Now have I always thought about things in this way, ABSOULTELY NOT. Especially when I’m going through the situation that has brought me pain. For instance, when I was betrayed by a friend of mine I had known for 10 years, I didn’t acknowledge the pain I acknowledged the anger. After the event passed I was so wrapped up into the thought of someone hurting me after they knew FIRST HAND what I had been through in life. It wasn’t until some months had passed, that I started to acknowledge the pain. I started to acknowledge that the anger and feeling of betrayal came from pain. I started to acknowledge that I really cared about the friendship and that person.
But peace didn’t present itself until I acknowledged what happened and how it made me feel. I have never thought about releasing the pain, because I felt the situation was what it was. But in this time of growth I know I had to, because with releasing my pain came forgiveness, and that is something I didn’t know how to do.

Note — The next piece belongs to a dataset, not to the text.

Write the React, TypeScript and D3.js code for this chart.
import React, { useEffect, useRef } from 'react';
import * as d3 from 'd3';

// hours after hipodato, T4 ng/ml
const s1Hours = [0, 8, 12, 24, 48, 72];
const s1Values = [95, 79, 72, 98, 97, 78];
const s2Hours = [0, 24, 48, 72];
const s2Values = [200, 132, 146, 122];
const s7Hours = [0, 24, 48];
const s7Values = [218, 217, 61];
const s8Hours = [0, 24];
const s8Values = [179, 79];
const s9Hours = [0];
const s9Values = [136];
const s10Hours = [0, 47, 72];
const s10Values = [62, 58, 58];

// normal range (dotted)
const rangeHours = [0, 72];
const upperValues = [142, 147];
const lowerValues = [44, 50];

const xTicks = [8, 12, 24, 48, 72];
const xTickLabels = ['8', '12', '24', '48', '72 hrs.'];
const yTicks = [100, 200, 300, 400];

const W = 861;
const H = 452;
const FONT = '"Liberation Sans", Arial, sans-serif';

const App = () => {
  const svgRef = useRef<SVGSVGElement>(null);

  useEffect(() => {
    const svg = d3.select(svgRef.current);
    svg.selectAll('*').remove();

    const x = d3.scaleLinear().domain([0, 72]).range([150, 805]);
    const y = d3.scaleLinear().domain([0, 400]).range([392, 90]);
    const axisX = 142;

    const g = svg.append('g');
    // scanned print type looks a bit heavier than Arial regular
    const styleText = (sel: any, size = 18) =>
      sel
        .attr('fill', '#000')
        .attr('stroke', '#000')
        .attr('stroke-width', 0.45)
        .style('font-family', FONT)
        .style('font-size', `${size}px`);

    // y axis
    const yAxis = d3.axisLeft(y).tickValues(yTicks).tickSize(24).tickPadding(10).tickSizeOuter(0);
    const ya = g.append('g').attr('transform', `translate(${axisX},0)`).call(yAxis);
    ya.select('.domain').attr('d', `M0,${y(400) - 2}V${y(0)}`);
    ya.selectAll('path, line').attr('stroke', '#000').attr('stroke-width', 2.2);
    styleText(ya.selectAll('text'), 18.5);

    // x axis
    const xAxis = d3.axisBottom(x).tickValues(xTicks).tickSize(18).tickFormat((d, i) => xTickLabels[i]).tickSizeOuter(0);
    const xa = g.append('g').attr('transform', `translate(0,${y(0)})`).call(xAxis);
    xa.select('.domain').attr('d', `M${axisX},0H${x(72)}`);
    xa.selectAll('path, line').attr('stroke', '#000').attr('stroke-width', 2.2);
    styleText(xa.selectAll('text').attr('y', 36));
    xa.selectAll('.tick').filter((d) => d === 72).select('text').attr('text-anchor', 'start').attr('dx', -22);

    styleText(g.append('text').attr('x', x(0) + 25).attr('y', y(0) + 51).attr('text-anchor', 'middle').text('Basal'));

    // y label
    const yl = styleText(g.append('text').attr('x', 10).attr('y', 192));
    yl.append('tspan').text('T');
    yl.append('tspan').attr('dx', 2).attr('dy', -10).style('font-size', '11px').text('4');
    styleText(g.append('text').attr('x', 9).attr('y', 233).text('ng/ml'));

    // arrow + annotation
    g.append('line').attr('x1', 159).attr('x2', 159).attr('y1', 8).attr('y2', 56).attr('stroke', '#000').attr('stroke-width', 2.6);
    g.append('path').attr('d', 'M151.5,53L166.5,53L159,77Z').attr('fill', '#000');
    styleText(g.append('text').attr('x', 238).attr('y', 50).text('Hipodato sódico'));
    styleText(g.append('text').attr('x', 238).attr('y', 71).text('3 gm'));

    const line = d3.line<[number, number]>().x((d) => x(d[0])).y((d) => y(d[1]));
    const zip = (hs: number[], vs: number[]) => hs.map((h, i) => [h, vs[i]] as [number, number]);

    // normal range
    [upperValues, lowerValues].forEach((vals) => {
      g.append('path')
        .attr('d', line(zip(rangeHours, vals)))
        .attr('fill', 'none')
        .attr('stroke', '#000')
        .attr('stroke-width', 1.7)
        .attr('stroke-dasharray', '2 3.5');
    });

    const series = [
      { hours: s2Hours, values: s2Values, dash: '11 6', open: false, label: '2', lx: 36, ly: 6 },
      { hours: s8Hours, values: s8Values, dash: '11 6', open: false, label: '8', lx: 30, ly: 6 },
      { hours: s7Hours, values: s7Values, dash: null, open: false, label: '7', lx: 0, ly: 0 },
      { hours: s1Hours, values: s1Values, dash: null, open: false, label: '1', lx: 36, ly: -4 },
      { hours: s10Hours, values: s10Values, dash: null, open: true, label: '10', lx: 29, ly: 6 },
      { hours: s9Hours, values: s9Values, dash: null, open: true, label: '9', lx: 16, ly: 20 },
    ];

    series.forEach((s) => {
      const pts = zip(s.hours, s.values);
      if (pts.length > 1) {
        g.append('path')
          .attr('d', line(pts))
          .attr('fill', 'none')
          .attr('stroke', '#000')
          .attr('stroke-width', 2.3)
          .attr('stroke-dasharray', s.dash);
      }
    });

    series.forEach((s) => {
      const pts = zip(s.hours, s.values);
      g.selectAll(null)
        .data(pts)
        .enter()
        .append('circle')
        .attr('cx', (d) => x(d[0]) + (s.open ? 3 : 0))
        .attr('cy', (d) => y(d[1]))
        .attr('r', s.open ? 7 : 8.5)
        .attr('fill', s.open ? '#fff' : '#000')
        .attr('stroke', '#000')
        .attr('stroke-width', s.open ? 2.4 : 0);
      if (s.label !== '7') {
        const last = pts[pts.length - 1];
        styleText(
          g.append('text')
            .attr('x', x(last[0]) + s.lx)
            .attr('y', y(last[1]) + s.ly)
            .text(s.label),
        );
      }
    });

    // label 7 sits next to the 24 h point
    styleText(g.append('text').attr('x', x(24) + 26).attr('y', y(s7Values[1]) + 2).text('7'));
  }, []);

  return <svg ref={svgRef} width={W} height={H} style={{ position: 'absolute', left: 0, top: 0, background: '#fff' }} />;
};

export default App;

So I found myself asking: How do you forgive someone who says I’m sorry, but keeps hurting you? How do you forgive someone who you feel is taking your friendship for granted. How do you forgive someone who appears as though they just moved on with their life and your stuck holding the baggage?

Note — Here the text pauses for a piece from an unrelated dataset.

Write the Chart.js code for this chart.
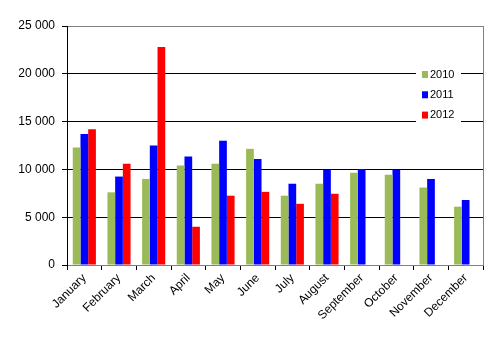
<!DOCTYPE html>
<html>
<head>
<meta charset="utf-8">
<script src="https://cdn.jsdelivr.net/npm/chart.js@4.4.0/dist/chart.umd.min.js"></script>
<style>
  body { margin: 0; background: #fff; }
</style>
</head>
<body>
<canvas id="myChart" width="498" height="340"></canvas>
<script>
// data
var months = ["January", "February", "March", "April", "May", "June",
  "July", "August", "September", "October", "November", "December"];
var years = ["2010", "2011", "2012"];
var v2010 = [12300, 7600, 9000, 10400, 10600, 12150, 7250, 8500, 9650, 9450, 8100, 6100];
var v2011 = [13700, 9250, 12500, 11350, 13000, 11100, 8500, 9950, 10050, 9950, 9000, 6800];
var v2012 = [14200, 10600, 22800, 4000, 7250, 7650, 6400, 7450, null, null, null, null];
var colors = ["#9bbb59", "#0000ff", "#ff0000"];

Chart.defaults.font.family = "'Liberation Sans', Arial, sans-serif";
Chart.defaults.font.size = 12;
Chart.defaults.color = "#000";

function spaced(v) {
  return String(v).replace(/\B(?=(\d{3})+(?!\d))/g, " ");
}

// legend sits inside the plot, over the gridlines
var insideLegend = {
  id: "insideLegend",
  afterDraw: function(chart) {
    var ctx = chart.ctx;
    var a = chart.chartArea;
    // right frame line
    ctx.save();
    ctx.strokeStyle = "#808080";
    ctx.lineWidth = 1;
    ctx.beginPath();
    ctx.moveTo(a.right + 0.5, a.top);
    ctx.lineTo(a.right + 0.5, a.bottom);
    ctx.stroke();

    var x = 416, y = 60;
    ctx.fillStyle = "#fff";
    ctx.fillRect(x, y, 45, 68);
    ctx.font = "11px 'Liberation Sans', Arial, sans-serif";
    ctx.textBaseline = "middle";
    chart.data.datasets.forEach(function(ds, i) {
      var cy = 74 + i * 20.3;
      ctx.fillStyle = ds.backgroundColor;
      ctx.fillRect(x + 6, cy - 3, 6, 7);
      ctx.fillStyle = "#000";
      ctx.fillText(ds.label, x + 14, cy + 0.5);
    });
    ctx.restore();
  }
};

var datasets = [v2010, v2011, v2012].map(function(vals, i) {
  return {
    label: years[i],
    data: vals,
    backgroundColor: colors[i],
    borderWidth: 0,
    barPercentage: 1.0,
    categoryPercentage: 0.667
  };
});

var ctx = document.getElementById("myChart").getContext("2d");
var myChart = new Chart(ctx, {
  type: "bar",
  data: { labels: months, datasets: datasets },
  plugins: [insideLegend],
  options: {
    responsive: false,
    animation: false,
    layout: { padding: { left: 0, top: 26, right: 15, bottom: 0 } },
    plugins: {
      legend: { display: false },
      tooltip: { enabled: false }
    },
    scales: {
      x: {
        afterFit: function(scale) { scale.height = 75; },
        grid: {
          offset: true,
          drawOnChartArea: false,
          tickLength: 5,
          tickColor: "#000"
        },
        border: { color: "#808080" },
        ticks: {
          maxRotation: 45,
          minRotation: 45,
          padding: 1,
          color: "#000"
        }
      },
      y: {
        min: 0,
        max: 25000,
        afterFit: function(scale) { scale.width = 67; },
        grid: {
          color: function(c) { return c.tick && c.tick.value === 25000 ? "#808080" : "#000"; },
          tickColor: "#000",
          tickLength: 5,
          lineWidth: 1
        },
        border: { color: "#000" },
        ticks: {
          stepSize: 5000,
          padding: 7,
          color: "#000",
          callback: function(v) { return spaced(v); }
        }
      }
    }
  }
});
</script>
</body>
</html>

But despite it all I was able to find peace. Let me tell you how.
1). I had to of course acknowledge the pain. Without acknowledging the pain I could not be released from the issue and the past.
2). I had to release the pain. I did so by finally talking to my old friend and discussing the hurt I felt and how it had affected my life. I also allowed this person to speak his peace.

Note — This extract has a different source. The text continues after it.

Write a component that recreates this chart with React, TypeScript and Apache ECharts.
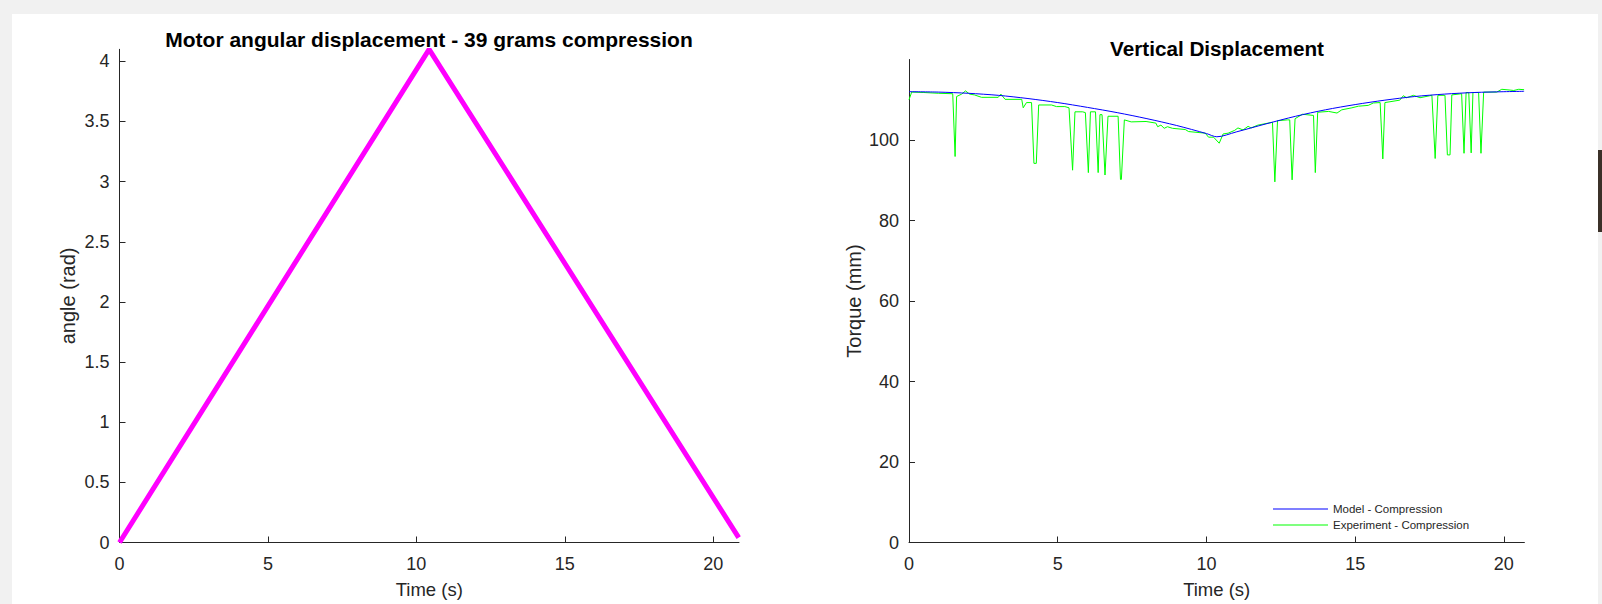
import React, { useEffect, useRef } from "react";
import * as echarts from "echarts";

// ---- Left chart: motor angular displacement ----
const leftTime = [0, 10.43, 20.86];
const leftAngle = [0, 4.1, 0.04];

// ---- Right chart: vertical displacement ----
const modelTime = [0, 1, 2, 3, 4, 5, 6, 7, 8, 9, 10, 10.35, 11, 12, 13, 14, 15, 16, 17, 18, 19, 20, 20.68];
const modelValue = [112.0, 111.9, 111.6, 111.1, 110.3, 109.3, 108.1, 106.8, 105.3, 103.6, 101.6, 100.8, 102.0, 104.0, 105.9, 107.5, 108.8, 109.9, 110.8, 111.4, 111.8, 112.0, 112.1];

const expTime = [
  0.0, 0.09, 0.5, 1.0, 1.47, 1.55, 1.6, 1.77, 1.9, 2.04, 2.2, 2.44, 3.0, 3.09, 3.23, 3.79, 3.84, 3.95, 4.12, 4.2, 4.28, 4.36,
  4.79, 4.96, 5.24, 5.38, 5.5, 5.58, 5.84, 5.93, 6.03, 6.1, 6.27, 6.36, 6.42, 6.49, 6.59, 6.69, 7.03, 7.11, 7.14, 7.24, 7.47,
  7.97, 8.3, 8.36, 8.47, 8.58, 8.69, 8.86, 9.29, 9.4, 9.96, 10.07, 10.24, 10.43, 10.56, 10.73, 10.95, 11.06, 11.23, 11.4,
  11.5, 11.73, 12.22, 12.3, 12.39, 12.72, 12.8, 12.88, 12.98, 13.23, 13.6, 13.66, 13.74, 14.11, 14.39, 14.55, 14.89, 15.11,
  15.44, 15.61, 15.84, 15.93, 16.0, 16.5, 16.62, 16.73, 16.96, 17.18, 17.58, 17.69, 17.78, 18.02, 18.1, 18.19, 18.25, 18.58,
  18.66, 18.73, 18.82, 18.9, 18.96, 19.15, 19.23, 19.32, 19.76, 19.93, 20.21, 20.33, 20.5, 20.68
];
const expValue = [
  110.0, 111.9, 111.8, 111.6, 111.5, 95.9, 110.8, 111.4, 112.2, 111.4, 111.2, 110.6, 110.6, 111.4, 110.1, 110.1, 108.0, 109.3, 109.3, 94.2, 94.2, 108.7,
  108.7, 108.3, 108.3, 108.0, 92.5, 107.0, 107.0, 106.8, 91.9, 107.0, 107.0, 91.9, 106.3, 106.3, 91.3, 105.9, 105.9, 90.2, 90.2, 105.0, 104.5,
  104.6, 104.2, 103.3, 103.7, 102.9, 103.3, 102.9, 102.6, 102.1, 101.7, 100.7, 100.7, 99.2, 101.5, 101.7, 102.4, 103.0, 102.5, 103.4,
  103.0, 103.7, 104.4, 89.6, 104.8, 105.0, 105.0, 90.1, 105.3, 106.4, 106.1, 91.9, 106.9, 107.1, 106.7, 107.5, 108.0, 108.4,
  108.6, 109.2, 109.3, 95.3, 109.3, 109.9, 111.0, 110.5, 111.1, 110.5, 111.1, 95.4, 111.1, 111.1, 96.3, 96.3, 111.2, 111.5,
  96.7, 111.8, 111.8, 96.8, 111.8, 111.8, 96.7, 111.9, 111.9, 112.6, 112.4, 112.3, 112.6, 112.5
];

const xTicks = [0, 5, 10, 15, 20];
const leftYTicks = [0, 0.5, 1, 1.5, 2, 2.5, 3, 3.5, 4];
const rightYTicks = [0, 20, 40, 60, 80, 100];

const FONT = "Liberation Sans, Arial, Helvetica, sans-serif";
const AXIS_COLOR = "#262626";

function axisCommon(ticks: number[], nameSize: number) {
  return {
    axisLine: { show: true, lineStyle: { color: AXIS_COLOR, width: 1 } },
    axisTick: { show: true, inside: true, length: 6, customValues: ticks, lineStyle: { color: AXIS_COLOR } },
    splitLine: { show: false },
    nameTextStyle: { color: AXIS_COLOR, fontSize: nameSize, fontFamily: FONT },
  };
}

export default function App() {
  const ref = useRef<HTMLDivElement>(null);
  useEffect(() => {
    if (!ref.current) return;
    const chart = echarts.init(ref.current, null, { renderer: "svg" });
    const option = {
      animation: false,
      backgroundColor: "#f1f1f1",
      graphic: [
        { type: "rect", z: -100, shape: { x: 12, y: 14, width: 803, height: 590 }, style: { fill: "#ffffff" } },
        { type: "rect", z: -100, shape: { x: 815, y: 14, width: 783, height: 590 }, style: { fill: "#ffffff" } },
        { type: "rect", z: -100, shape: { x: 1598, y: 150, width: 4, height: 82 }, style: { fill: "#3b3129" } },
      ],
      title: [
        {
          text: "Motor angular displacement - 39 grams compression",
          left: 424,
          top: 24,
          textAlign: "center",
          textStyle: { fontSize: 21, fontWeight: "bold", color: "#000", fontFamily: FONT },
        },
        {
          text: "Vertical Displacement",
          left: 1212,
          top: 33,
          textAlign: "center",
          textStyle: { fontSize: 20.7, fontWeight: "bold", color: "#000", fontFamily: FONT },
        },
      ],
      legend: {
        left: 1268,
        top: 497,
        orient: "vertical",
        icon: "rect",
        itemWidth: 55,
        itemHeight: 1.2,
        itemGap: 2,
        data: ["Model - Compression", "Experiment - Compression"],
        textStyle: { fontSize: 11.5, fontFamily: FONT, color: AXIS_COLOR, lineHeight: 14 },
      },
      grid: [
        { left: 119.5, top: 49.3, width: 619.5, height: 493.2, outerBoundsMode: "none", containLabel: false },
        { left: 909, top: 59.5, width: 615.4, height: 483, outerBoundsMode: "none", containLabel: false },
      ],
      xAxis: [
        {
          type: "value", gridIndex: 0, min: 0, max: 20.87,
          name: "Time (s)", nameLocation: "middle", nameGap: 37,
          ...axisCommon(xTicks, 18.5),
          axisLabel: { color: AXIS_COLOR, fontSize: 18, fontFamily: FONT, customValues: xTicks, margin: 12 },
        },
        {
          type: "value", gridIndex: 1, min: 0, max: 20.69,
          name: "Time (s)", nameLocation: "middle", nameGap: 37,
          ...axisCommon(xTicks, 18.5),
          axisLabel: { color: AXIS_COLOR, fontSize: 18, fontFamily: FONT, customValues: xTicks, margin: 12 },
        },
      ],
      yAxis: [
        {
          type: "value", gridIndex: 0, min: 0, max: 4.1,
          name: "angle (rad)", nameLocation: "middle", nameGap: 42,
          ...axisCommon(leftYTicks, 20),
          axisLabel: { color: AXIS_COLOR, fontSize: 18, fontFamily: FONT, customValues: leftYTicks, margin: 10 },
        },
        {
          type: "value", gridIndex: 1, min: 0, max: 120,
          name: "Torque (mm)", nameLocation: "middle", nameGap: 45,
          ...axisCommon(rightYTicks, 20),
          axisLabel: { color: AXIS_COLOR, fontSize: 18, fontFamily: FONT, customValues: rightYTicks, margin: 10 },
        },
      ],
      series: [
        {
          type: "line", xAxisIndex: 0, yAxisIndex: 0, showSymbol: false, symbol: "none",
          data: leftTime.map((t, i) => [t, leftAngle[i]]),
          lineStyle: { color: "#ff00ff", width: 5 },
          itemStyle: { color: "#ff00ff" },
        },
        {
          name: "Experiment - Compression",
          type: "line", xAxisIndex: 1, yAxisIndex: 1, showSymbol: false, symbol: "none",
          data: expTime.map((t, i) => [t, expValue[i]]),
          lineStyle: { color: "#00ff00", width: 1 },
          itemStyle: { color: "#00ff00" },
        },
        {
          name: "Model - Compression",
          type: "line", xAxisIndex: 1, yAxisIndex: 1, showSymbol: false, symbol: "none", smooth: 0.3,
          data: modelTime.map((t, i) => [t, modelValue[i]]),
          lineStyle: { color: "#0000ff", width: 1 },
          itemStyle: { color: "#0000ff" },
        },
      ],
    };
    chart.setOption(option as any);
    return () => chart.dispose();
  }, []);
  return (
    <div
      ref={ref}
      style={{ position: "absolute", left: 0, top: 0, width: 1602, height: 604 }}
    />
  );
}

3). I had to make peace within myself. I did this by acknowledging my trust issues and the empty feeling in my life due to the loss of the friendship. I had to accept that and place within my mind that I had no control over the situation. Once I did this I had peace.
4). I had to pray to my higher power to place forgiveness in my heart, because at the end of the day that person was their for me at times when I needed him the most. I also had to pray that God’s will be done.
5). I had to quit carrying on conversations with the person as if everything was ok or would be ok, because I was only hurting myself. I had to take things as they came, and acknowledged how I felt at that moment and coped through it.
That is how acknowledging and releasing my pain allowed me to move own and continue to have healthier friendships. Now am I still dealing with the thought of the friendship we had? Yes, because I am human and this person was more than a friend, he was like my brother, my family. But life moves on and if a person really appreciates you or loves you they will do everything in their power to make things right. If not, it’s time for you to release yourself from the pain and the situation. You deserve it!